Skip to main content



Goodson v. Ancient Accepted Scottish Rite (Inc.)

A-1064-99T1 (N.J. Super. App. Div. 2000) (Unpublished)

CONTRACTS; COUNTEROFFERS—When a party says it “can not” accept an offer because of a particular objectionable provision, the response does not constitute a counteroffer which can be accepted merely by deleting the objectionable provision.
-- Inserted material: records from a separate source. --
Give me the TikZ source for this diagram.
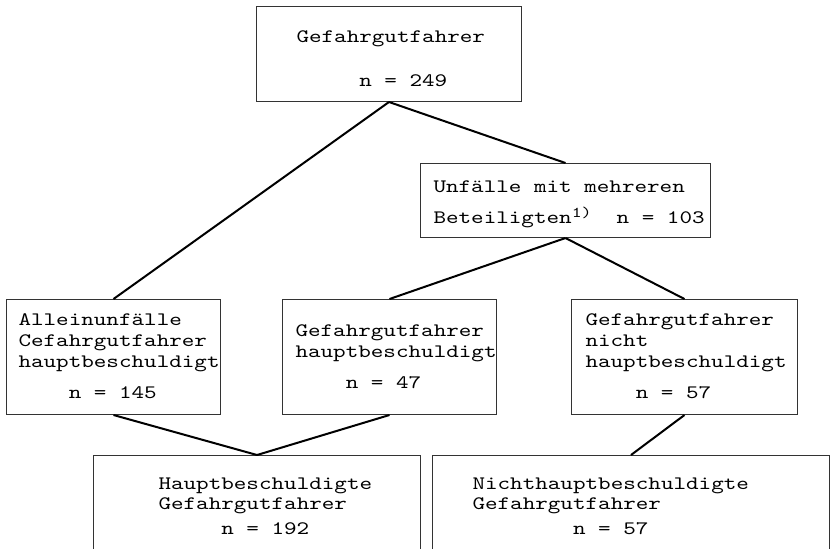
\documentclass[tikz,border=0pt]{standalone}
\usepackage{fontspec}
\setmonofont{lmmono10-regular.otf}[FakeStretch=1.26]
\hyphenpenalty=10000
\exhyphenpenalty=10000

\begin{document}
\begin{tikzpicture}
    [
        x=0.5pt, y=-0.5pt,
        box/.style={rectangle, draw=black!80, line width=0.5pt, anchor=north west, inner ysep=0pt, align=left, font=\ttfamily\fontsize{9.5}{10.5}\selectfont, execute at begin node={\spaceskip=6.28pt\relax}},
        link/.style={line width=1pt}
    ]
    \useasboundingbox (0,0) rectangle (831,548);

    % Nodes
    \node[box, minimum width=132.5pt, minimum height=47.5pt, inner xsep=20pt, text width=92.5pt] (gef) at (256,6)
        {\rule{0pt}{13.5pt}Gefahrgutfahrer\\[11.5pt]\phantom{00000}n = 249\rule[-3pt]{0pt}{0pt}};
    \node[box, minimum width=145pt, minimum height=37pt, inner xsep=6.5pt, text width=132pt] (mehr) at (420,163)
        {\rule{0pt}{10.5pt}Unfälle mit mehreren\\[5pt]Beteiligten\raisebox{3pt}{\fontsize{7.5}{8}\selectfont 1)}~~n~=~103\rule[-3pt]{0pt}{0pt}};
    \node[box, minimum width=107pt, minimum height=57.5pt, inner xsep=6pt, text width=95pt] (allein) at (6,299)
        {\rule{0pt}{8pt}Alleinunfälle\\Cefahrgutfahrer\\hauptbeschuldigt\\[5pt]\phantom{0000}n = 145\rule[-3pt]{0pt}{0pt}};
    \node[box, minimum width=107pt, minimum height=57.5pt, inner xsep=6.5pt, text width=94pt] (haupt) at (282,299)
        {\rule{0pt}{8.5pt}Gefahrgutfahrer\\hauptbeschuldigt\\[5pt]\phantom{0000}n = 47\rule[-3pt]{0pt}{0pt}};
    \node[box, minimum width=113pt, minimum height=57.5pt, inner xsep=7pt, text width=99pt] (nicht) at (571,299)
        {\rule{0pt}{8pt}Gefahrgutfahrer\\nicht\\hauptbeschuldigt\\[5pt]\phantom{0000}n = 57\rule[-3pt]{0pt}{0pt}};
    \node[box, minimum width=163.5pt, minimum height=60pt, inner xsep=32.5pt, text width=98.5pt] (hb) at (93,455)
        {\rule{0pt}{16pt}Hauptbeschuldigte\\[-0.5pt]Gefahrgutfahrer\\[2pt]\phantom{00000}n = 192\rule[-20pt]{0pt}{0pt}};
    \node[box, minimum width=198.5pt, minimum height=60pt, inner xsep=20pt, text width=158.5pt] (nhb) at (432,455)
        {\rule{0pt}{16pt}Nichthauptbeschuldigte\\[-0.5pt]Gefahrgutfahrer\\[2pt]\phantom{00000000}n = 57\rule[-20pt]{0pt}{0pt}};

    % Lines
    \draw[link] (gef.south) -- (allein.north);
    \draw[link] (gef.south) -- (mehr.north);
    \draw[link] (mehr.south) -- (haupt.north);
    \draw[link] (mehr.south) -- (nicht.north);
    \draw[link] (allein.south) -- (hb.north);
    \draw[link] (haupt.south) -- (hb.north);
    \draw[link] (nicht.south) -- (nhb.north);
\end{tikzpicture}
\end{document}
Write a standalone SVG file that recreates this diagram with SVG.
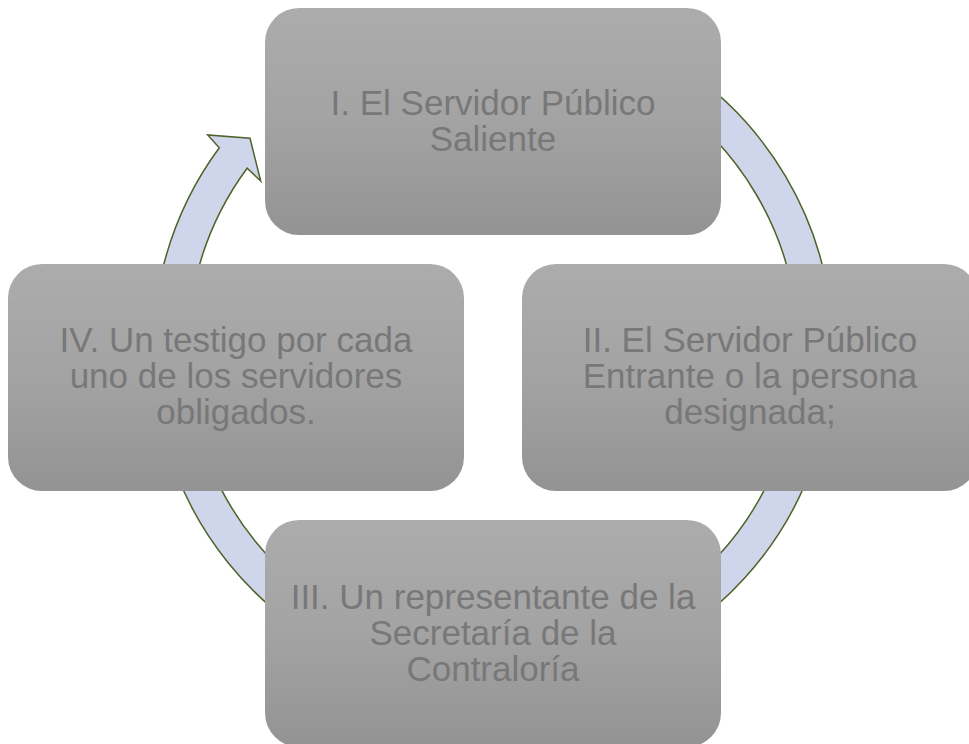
<svg xmlns="http://www.w3.org/2000/svg" width="969" height="744" viewBox="0 0 969 744">
  <defs>
    <linearGradient id="boxGrad" x1="0" y1="0" x2="0" y2="1">
      <stop offset="0" stop-color="#acacac"/>
      <stop offset="0.5" stop-color="#a3a3a3"/>
      <stop offset="1" stop-color="#939393"/>
    </linearGradient>
  </defs>
  <style>
    .box { fill: url(#boxGrad); }
    .label { font-family: "Liberation Sans", Arial, sans-serif; font-size: 35px; fill: #787878; text-anchor: middle; }
    .ring { fill: #cfd5ea; stroke: #4f6228; stroke-width: 1.5; stroke-linejoin: miter; }
  </style>
  <rect width="969" height="744" fill="#ffffff"/>
  <g id="connectors">
    <path class="ring" d="M 552.04 14.66 A 340 340 0 1 1 219.3 147.7 L 207.7 135 L 250 138.3 L 260.7 181 L 247.1 168.2 A 305.5 305.5 0 1 0 546.05 48.64 Z"/>
  </g>
  <g id="node-1">
    <rect class="box" x="265" y="8" width="456" height="227" rx="34" ry="34"/>
    <text class="label"><tspan x="493" y="115">I. El Servidor Público</tspan><tspan x="493" y="151">Saliente</tspan></text>
  </g>
  <g id="node-2">
    <rect class="box" x="522" y="264" width="456" height="227" rx="34" ry="34"/>
    <text class="label"><tspan x="750" y="352">II. El Servidor Público</tspan><tspan x="750" y="388">Entrante o la persona</tspan><tspan x="750" y="424">designada;</tspan></text>
  </g>
  <g id="node-3">
    <rect class="box" x="265" y="520" width="456" height="227" rx="34" ry="34"/>
    <text class="label"><tspan x="493" y="608.5">III. Un representante de la</tspan><tspan x="493" y="644.5">Secretaría de la</tspan><tspan x="493" y="680.5">Contraloría</tspan></text>
  </g>
  <g id="node-4">
    <rect class="box" x="8" y="264" width="456" height="227" rx="34" ry="34"/>
    <text class="label"><tspan x="236" y="352">IV. Un testigo por cada</tspan><tspan x="236" y="388">uno de los servidores</tspan><tspan x="236" y="424">obligados.</tspan></text>
  </g>
</svg>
An offer to buy a piece of property was transmitted to the seller through a broker. The attorney for the seller responded “that the Trustees would like to accept the offer from [the buyer] for $3,600,000, but can not do so because of Section 14 which must be amended or eliminated.” The buyer wanted the Court to treat this response as a counteroffer. The Court, however, held that when the Seller said that it “can not” accept the offer, the statement only constituted an expression of interest in entering into the contract if the brokers were able to resolve their dispute concerning entitlement to commissions for the transaction. Further, even if the communication of this resolution could have been viewed as a counteroffer, there was no evidence that the buyer communicated an unqualified acceptance of the essential condition of the alleged counteroffer, that is, either the elimination or the amendment, in a form satisfactory to the seller, of the contract clause at issue. Even though the buyer indicated that it was amenable to amending of that section, the buyer’s resolution stated that the only form of amendment acceptable to it was one that eliminated its exposure to multiple claims for the brokerage commission. It was clear to the Court that the dispute regarding the broker’s commission (which was implicated by Section 14) was not resolved prior to the time that the seller entered into a contract with another buyer.